The platform is designed to be deployed in modules, allowing customers to choose which components to deploy.

Prerequisites

  • AWS account
  • Terraform 1.0+
  • Python 3.12
  • AWS CLI configured

Deployment Steps

The modules should be deployed in the following order to ensure dependencies are satisfied:

  • Prepared lambda layers
  • Networking
  • Clickhouse
  • Jump host (requires networking and ClickHouse to be deployed first)
  • 5-7. Data collection modules (can be deployed independently)
  • Factor mining
  • Visualization
  1. Prepare the environment with Lambda layers:

    cd terraform/0-prepare
    ./deploy.sh
    
  2. Deploy base networking:

    cd terraform/1-networking
    ./deploy.sh
    
  3. Deploy Clickhouse:

    cd terraform/2-clickhouse
    ./deploy.sh
    
  4. Deploy jump host for secure access to Clickhouse:

    cd terraform/3-jump-host
    ./deploy.sh
    
  5. Deploy data collection modules to calculate factors:

    # Market data
    cd terraform/4-market-data
    ./deploy.sh
    
    # Web search
    cd terraform/5-web-search
    ./deploy.sh
    
    # SEC filing
    cd terraform/6-sec-filing
    ./deploy.sh
    
    # Deploy financial report processor
    cd terraform/7-financial-report
    ./deploy.sh
    
  6. Deploy factor mining process:

    cd terraform/8-factor-mining
    ./deploy.sh
    
  7. Deploy visualization:

    cd terraform/9-visualization
    ./deploy.sh
    

Visualization and Factor Analysis

The visualization component provides critical insights into factor performance and statistical significance:

T-Statistic Analysis

T-stat measures statistical significance of factors.
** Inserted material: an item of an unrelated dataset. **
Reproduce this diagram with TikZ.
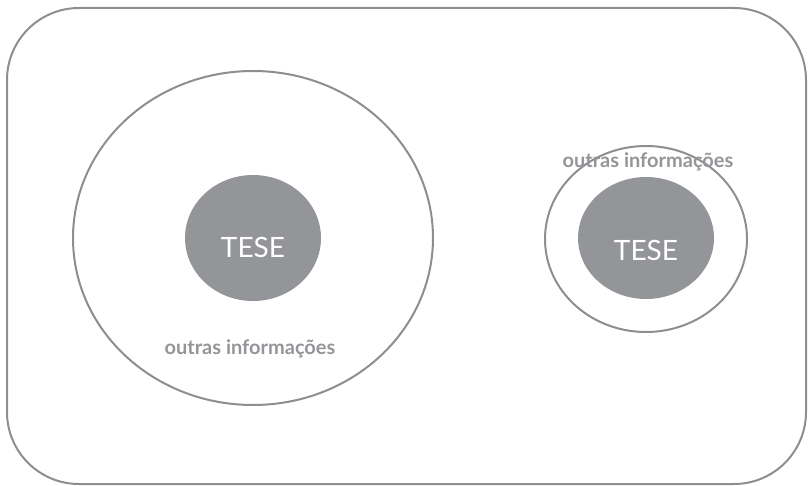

It's crucial in factor modeling to determine which factors reliably predict returns. The following chart displays T-statistic distributions for various factor types in financial modeling after running the same factor for different data ranges on DJIA 30.

T-Statistic Distribution

R-Squared Analysis

R-squared measures the proportion of variance in the stock return explained by the factors. The chart shows R-squared distributions for different factor types after running the same factor for different data ranges on DJIA 30. This helps identify which factors explain more variance in stock returns compared to other factor types.

R-Squared Distribution

Beta Analysis

The following chart takes Beta into consideration, which measures a factor's sensitivity to market movements. The chart displays R-squared as bubble size, representing a factor's explanatory power.

Beta Analysis

Clean up

You can go to the folder you deployed, and run

terraform destroy

Alternatively, you can use the provided script to deploy and destroy all modules:

./terraform/deployAll.sh
or
./terraform/destroyAll.sh

Best Practices

  • Use remote state for production deployments
  • Use variables for customization
  • Follow the principle of least privilege for IAM roles
  • Tag all resources appropriately
  • Use consistent naming conventions